Ksen, 11 września 2018, 23:15
Znaczy, sportowcy to już są na pewno zdrowi i na nic nie chorują, czy też potrzebna im jeszcze jakaś dodatkowa aktywność fizyczna, aby mieć zagwarantowane zdrowie?
AlexiaX, 12 września 2018, 03:48
Czyli jak ktoś ciężko fizycznie pracuje, to jest nieaktywny fizycznie, bo po pracy nie chodzi biegać?? Jakiś idiotyzm. Jak można porównywać osobę, która cały dzień siedzi na doopie z człowiekiem, który przez 8, a często 12 zap...dala na budowie albo w hucie czy na polu?
Znam osobę, która pracuje niby umysłowo, ale z małymi dziećmi, więc trochę się tam w pracy musi poruszać. Wracając robi zakupy i przychodzi tak wykończona, że ledwo może palcem ruszyć i nawet nie ma siły sobie obiadu ugotować. A jeszcze dodatkowo ma pół etatu w innej pracy. Do tego część wolnego czasu poświęca na naukę, bo w tej pracy trzeba się nieustannie dokształcać. Ciekawe, jakby miała jeszcze na siłkę chodzić ;D
Dzieci od najmłodszych lat uczone są siedzieć w szkole godzinami na krzesłach, co na pewno nie wychodzi im na zdrowie.
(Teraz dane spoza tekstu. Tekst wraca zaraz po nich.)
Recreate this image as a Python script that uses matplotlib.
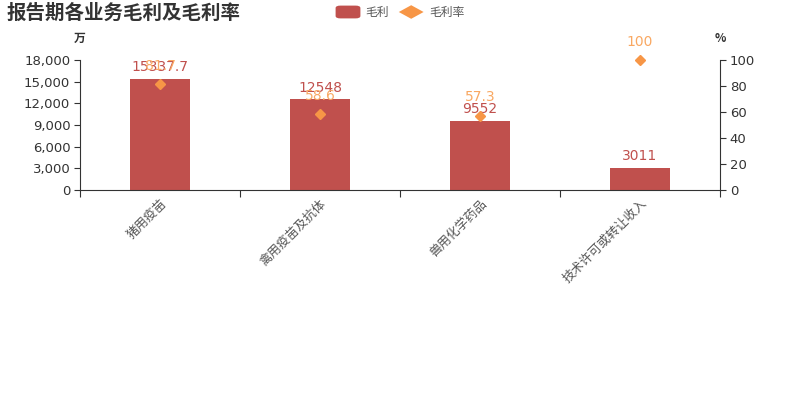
import matplotlib
matplotlib.use("Agg")
import matplotlib.pyplot as plt
from matplotlib.patches import FancyBboxPatch, Polygon
import numpy as np

plt.rcParams['font.family'] = ['Noto Sans CJK SC', 'DejaVu Sans']

categories = ["猪用疫苗", "禽用疫苗及抗体", "兽用化学药品", "技术许可或转让收入"]
gross_profit = [15337.7, 12548, 9552, 3011]
gross_margin = [81.7, 58.6, 57.3, 100]
left_ticks = [0, 3000, 6000, 9000, 12000, 15000, 18000]
right_ticks = [0, 20, 40, 60, 80, 100]

bar_color = "#c0504d"
dia_color = "#f79646"
dia_label_color = "#f9a862"
axis_color = "#333333"

fig = plt.figure(figsize=(8, 4), dpi=100)
ax = fig.add_axes([0.1, 0.525, 0.8, 0.325])
ax2 = ax.twinx()

x = np.arange(len(categories))
ax.bar(x, gross_profit, width=0.375, color=bar_color, zorder=2)
ax.set_xlim(-0.5, len(categories) - 0.5)
ax.set_ylim(0, 18000)
ax.set_yticks(left_ticks)
ax.set_yticklabels([f"{v:,}" for v in left_ticks], family=["DejaVu Sans"])
ax.set_xticks(np.arange(len(categories) + 1) - 0.5, minor=False)
ax.set_xticklabels([])
ax.set_xticks(x, minor=True)
ax.set_xticklabels(categories, minor=True, rotation=45, ha="right", va="top",
                   rotation_mode="anchor", fontsize=9, color="#555555")
ax.tick_params(axis="x", which="minor", length=0, pad=5)
ax.tick_params(axis="x", which="major", length=5, color=axis_color, direction="out")
ax.tick_params(axis="y", length=4, color=axis_color, labelsize=9.5, labelcolor=axis_color, pad=3)

for s in ["top", "right"]:
    ax.spines[s].set_visible(False)
ax.spines["left"].set_color(axis_color)
ax.spines["bottom"].set_color(axis_color)

ax2.set_ylim(0, 100)
ax2.set_yticks(right_ticks)
ax2.set_yticklabels([str(v) for v in right_ticks], family=["DejaVu Sans"])
ax2.tick_params(axis="y", length=4, color=axis_color, labelsize=9.5, labelcolor=axis_color, pad=3)
for s in ["top", "left", "bottom"]:
    ax2.spines[s].set_visible(False)
ax2.spines["right"].set_color(axis_color)
ax2.plot(x, gross_margin, linestyle="none", marker="D", markersize=5.5,
         color=dia_color, zorder=3, clip_on=False)

for xi, v in zip(x, gross_profit):
    ax.annotate(f"{v:g}", (xi, v), xytext=(0, 3.5), textcoords="offset points",
                ha="center", va="bottom", fontsize=10, color=bar_color,
                family=["DejaVu Sans"])
for xi, v in zip(x, gross_margin):
    ax2.annotate(f"{v:g}", (xi, v), xytext=(0, 8), textcoords="offset points",
                 ha="center", va="bottom", fontsize=10, color=dia_label_color,
                 family=["DejaVu Sans"], annotation_clip=False)

fig.text(0.1, 0.905, "万", ha="center", va="center", fontsize=8.5, color=axis_color,
         fontweight="bold")
fig.text(0.9, 0.905, "%", ha="center", va="center", fontsize=8.5, color=axis_color,
         fontweight="bold")

fig.text(0.008, 0.968, "报告期各业务毛利及毛利率", ha="left", va="center",
         fontsize=14, fontweight="bold", color="#333333")

# legend (manual)
ly = 0.970
rect = FancyBboxPatch((0.4195, ly - 0.016), 0.031, 0.032,
                      boxstyle="round,pad=0,rounding_size=0.006",
                      transform=fig.transFigure, facecolor=bar_color, edgecolor="none")
fig.patches.append(rect)
fig.text(0.456, ly, "毛利", ha="left", va="center", fontsize=8.5, color="#555555")
cx = 0.514
dia = Polygon([[cx - 0.0155, ly], [cx, ly + 0.017], [cx + 0.0155, ly], [cx, ly - 0.017]],
              closed=True, transform=fig.transFigure, facecolor=dia_color, edgecolor="none")
fig.patches.append(dia)
fig.text(0.537, ly, "毛利率", ha="left", va="center", fontsize=8.5, color="#555555")

fig.savefig("out.png", dpi=100)
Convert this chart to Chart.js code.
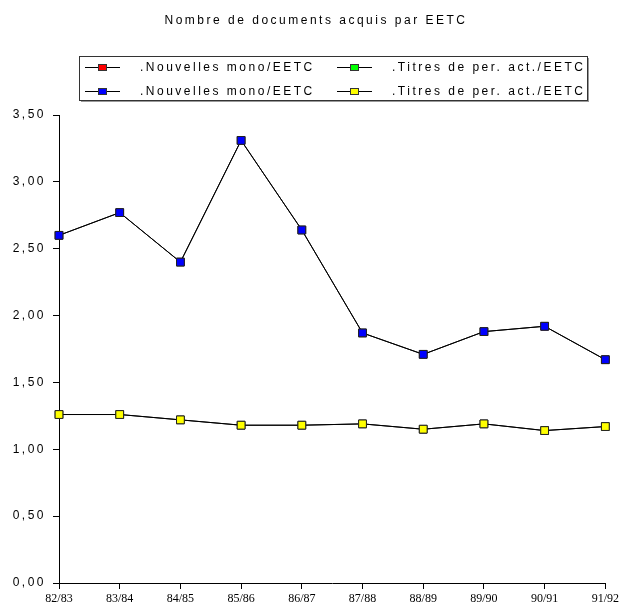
<!DOCTYPE html>
<html lang="fr">
<head>
  <meta charset="UTF-8">
  <title>Nombre de documents acquis par EETC</title>
  <style>
    body {
      margin: 0;
      background: #fff;
    }

    #chart {
      display: block;
    }
  </style>
</head>
<body>
  <canvas id="chart" width="622" height="605"></canvas>

  <script src="https://cdn.jsdelivr.net/npm/chart.js"></script>
  <script>
    const annees = ['82/83', '83/84', '84/85', '85/86', '86/87', '87/88', '88/89', '89/90', '90/91', '91/92'];
    const nouvellesMono = [2.60, 2.77, 2.40, 3.31, 2.64, 1.87, 1.71, 1.88, 1.92, 1.67];
    const titresPer = [1.26, 1.26, 1.22, 1.18, 1.18, 1.19, 1.15, 1.19, 1.14, 1.17];
    const yTickLabels = ['0,00', '0,50', '1,00', '1,50', '2,00', '2,50', '3,00', '3,50'];
    const titre = 'Nombre de documents acquis par EETC';
    const libelleMono = '.Nouvelles mono/EETC';
    const libelleTitres = '.Titres de per. act./EETC';

    const sansFont = 'Arial, "Liberation Sans", sans-serif';
    const serifFont = '"Times New Roman", "Liberation Serif", serif';
    const espacement = '2.5px'; // lettres espacées comme dans l'original

    // titre + légende encadrée dessinés à la main (la légende de Chart.js ne fait pas le trait + carré)
    const habillage = {
      id: 'habillage',
      beforeDraw(chart) {
        const y = chart.scales.y;
        if (!y._espace) {
          const drawLabels = y.drawLabels;
          y.drawLabels = function(area) {
            this.ctx.save();
            this.ctx.letterSpacing = espacement;
            drawLabels.call(this, area);
            this.ctx.restore();
          };
          y._espace = true;
        }
      },
      afterDraw(chart) {
        const ctx = chart.ctx;
        ctx.save();
        ctx.letterSpacing = espacement;
        ctx.font = '12px ' + sansFont;
        ctx.fillStyle = '#000';
        ctx.textAlign = 'center';
        ctx.fillText(titre, 316, 24);

        ctx.lineWidth = 1;
        ctx.strokeStyle = '#333';
        ctx.strokeRect(79.5, 56.5, 508, 44);
        ctx.strokeStyle = '#999';
        ctx.beginPath();
        ctx.moveTo(588.5, 58);
        ctx.lineTo(588.5, 102);
        ctx.moveTo(81, 101.5);
        ctx.lineTo(589, 101.5);
        ctx.stroke();

        ctx.textAlign = 'left';
        chart.data.datasets.forEach((ds, i) => {
          const x0 = i % 2 ? 337 : 85;
          const yc = i < 2 ? 67 : 91;
          ctx.strokeStyle = '#000';
          ctx.beginPath();
          ctx.moveTo(x0, yc + 0.5);
          ctx.lineTo(x0 + 35, yc + 0.5);
          ctx.stroke();
          ctx.fillStyle = ds.pointBackgroundColor;
          ctx.fillRect(x0 + 13, yc - 3, 9, 7);
          ctx.strokeStyle = '#333';
          ctx.strokeRect(x0 + 13.5, yc - 2.5, 8, 6);
          ctx.fillStyle = '#000';
          ctx.fillText(ds.label, x0 + 55, yc + 4);
        });
        ctx.restore();
      }
    };

    const serie = (label, data, couleur, ordre) => ({
      label: label,
      data: data,
      order: ordre,
      borderColor: '#000',
      borderWidth: 1,
      tension: 0,
      pointStyle: 'rect',
      pointRadius: 5.5,
      pointHoverRadius: 5.5,
      pointBackgroundColor: couleur,
      pointBorderColor: '#222',
      pointBorderWidth: 1
    });

    const axeCommun = {
      grid: {
        drawOnChartArea: false,
        drawTicks: true,
        tickLength: 6,
        color: '#000'
      },
      border: {
        color: '#000',
        width: 1
      }
    };

    new Chart(document.getElementById('chart'), {
      type: 'line',
      data: {
        labels: annees,
        datasets: [
          serie(libelleMono, nouvellesMono, '#ff0000', 1),
          serie(libelleTitres, titresPer, '#00ff00', 1),
          serie(libelleMono, nouvellesMono, '#0000ff', 0),
          serie(libelleTitres, titresPer, '#ffff00', 0)
        ]
      },
      options: {
        responsive: false,
        animation: false,
        layout: {
          padding: { top: 115, right: 16, bottom: 0, left: 0 }
        },
        plugins: {
          legend: { display: false },
          title: { display: false },
          tooltip: { enabled: false }
        },
        scales: {
          x: {
            ...axeCommun,
            offset: false,
            ticks: {
              font: { family: serifFont, size: 12 },
              color: '#000',
              padding: 3,
              maxRotation: 0,
              autoSkip: false
            },
            afterFit(scale) {
              scale.height = 22;
            }
          },
          y: {
            ...axeCommun,
            min: 0,
            max: 3.5,
            ticks: {
              stepSize: 0.5,
              font: { family: sansFont, size: 12 },
              color: '#000',
              padding: 7,
              callback: (value, index) => yTickLabels[index]
            },
            afterFit(scale) {
              scale.width = 59;
            }
          }
        }
      },
      plugins: [habillage]
    });
  </script>
</body>
</html>
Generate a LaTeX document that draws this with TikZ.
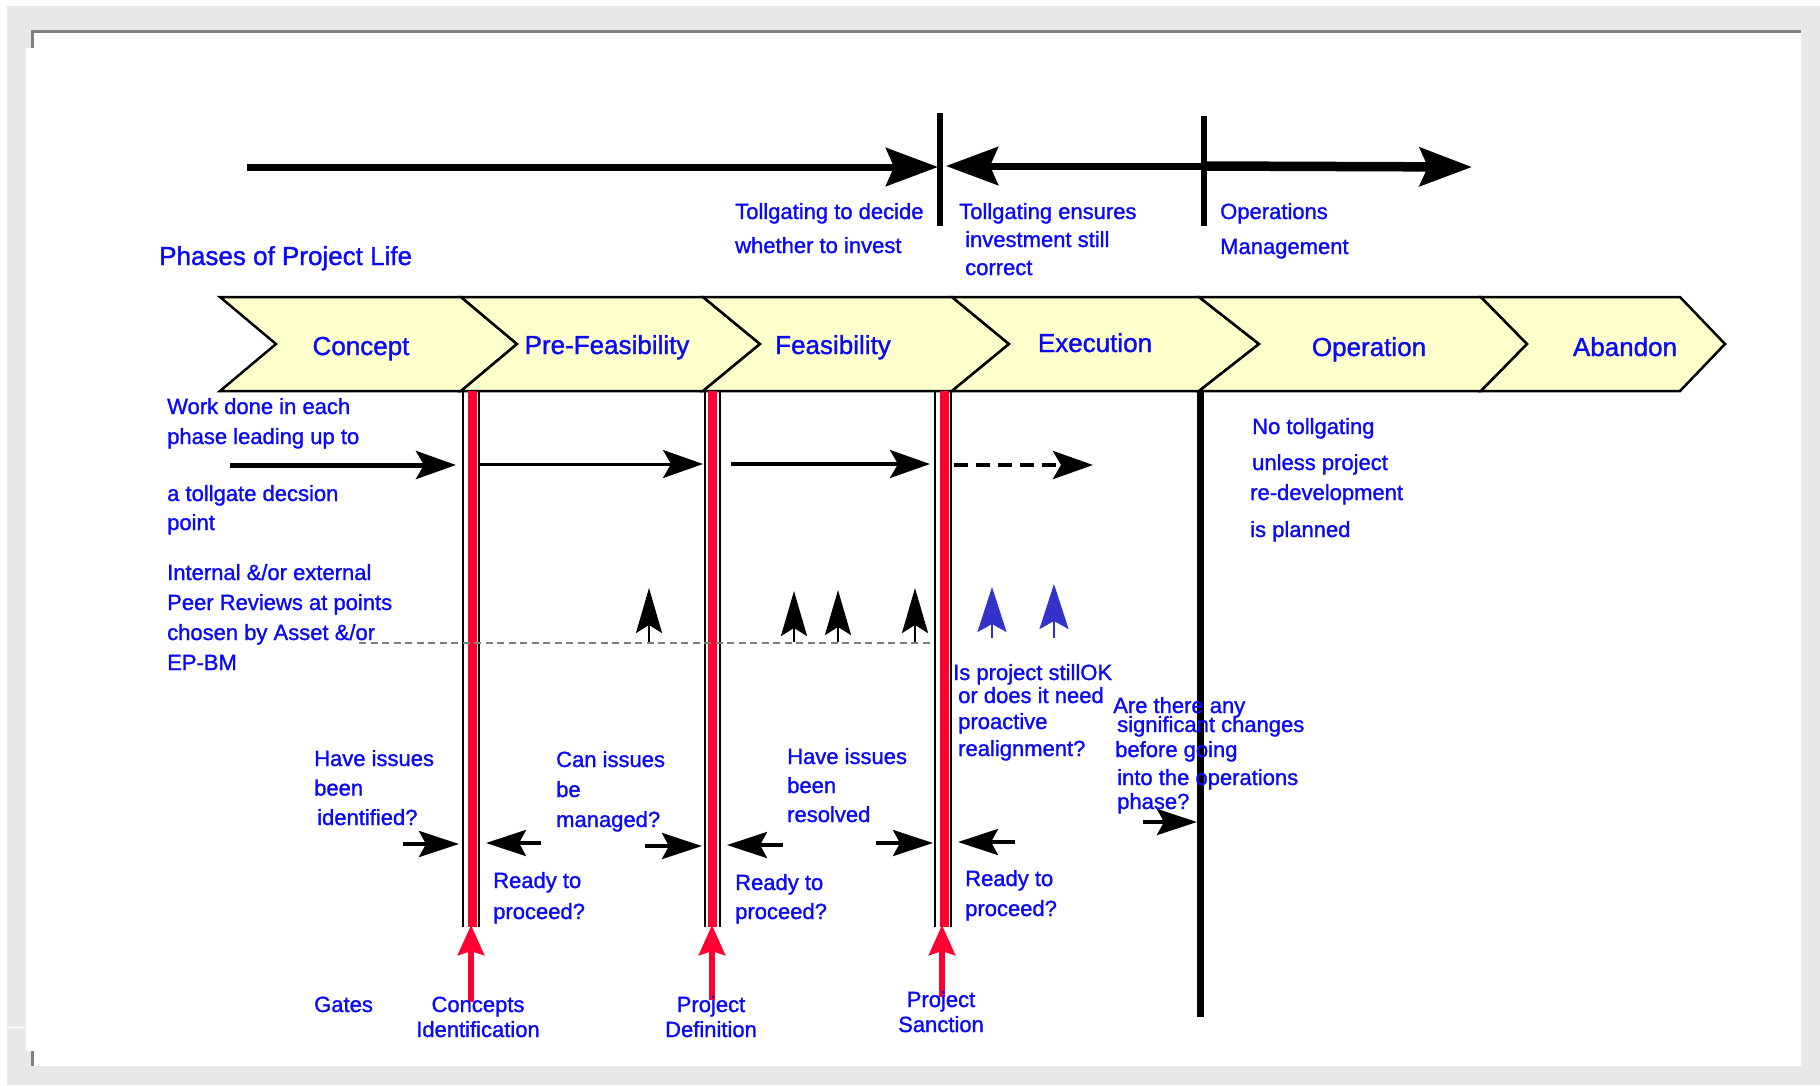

Podsumowując, to nie wina ludzi tylko systemu
tempik, 12 września 2018, 08:57
tak zwany "sport" czy "aktywność fizyczna" nic nie daje i nie da się porównać do trybu życia jeszcze z przed 2 dekad. Na moim przykładzie z małego miasteczka: kiedyś aktywność fizyczna zaczynała się wraz z obudzeniem i kończyła kładąc się spać, i tak 365 dni w roku. Samochodu się nie używało mimo że stał w garażu. Całe miasteczko(kilka kilometrów w każdą) nie było problemu kilka razy dziennie przemierzyć pieszo czy rowerem, telefonów komórkowych nie było więc też trzeba było dużo więcej się nachodzić. A dzisiaj? wielkim sportowcem jest ten co 4x w tygodniu przez godzinkę gdzieś wylezie na dwór! Do sklepu oddalonego o 1km jadę samochodem, wjeżdżam do środka ruchomymi schodami i siat nie dźwigam tylko wiozę w wózku pod sam samochód. Tego nie da się odrobić w godzinkę biegu dziennie. Do tego dochodzi globalny konsumpcjonizm, jest wszystko, przez cały rok, nawet w małym sklepiku. Kiedyś jedzenie było drogie i tylko sezonowe, jadło się dużo mniej, szczególnie mięsa
AlexiaX, 12 września 2018, 09:04
He, he, to ja zamawiam zakupy spożywcze z Tesco online i miły pan mi wnosi do mieszkania ;D A inne rzeczy zamawiam na Allegro, w sklepach i aptekach internetowych Stacjonarnie mało co kupuję, bo też i nie ma za bardzo wyboru, a ceny, zwłaszcza w aptekach, są w dużym mieście sporo wyższe niż w sieci
tempik, 12 września 2018, 09:47
sama widzisz... ciężkie czasy :D
Ale nie ma co narzekać bo dzięki temu wszystkiemu jesteśmy w stanie dużo więcej zrobić,doświadczyć itd. w ciągu 1 dnia. Kiedyś wolniej się żyło ale też mniej w życiu doświadczało. Moja babcia w ciągu całego życia tylko kilka razy była w mieście oddalonym o 50km i to było dla niej strasznie ekscytujące i pamiętała to do końca życia
thikim, 12 września 2018, 10:20
Każdy ma taką pracę na jaką sobie pozwala
Nie tylko. To także kwestia zmian społeczno-technicznych.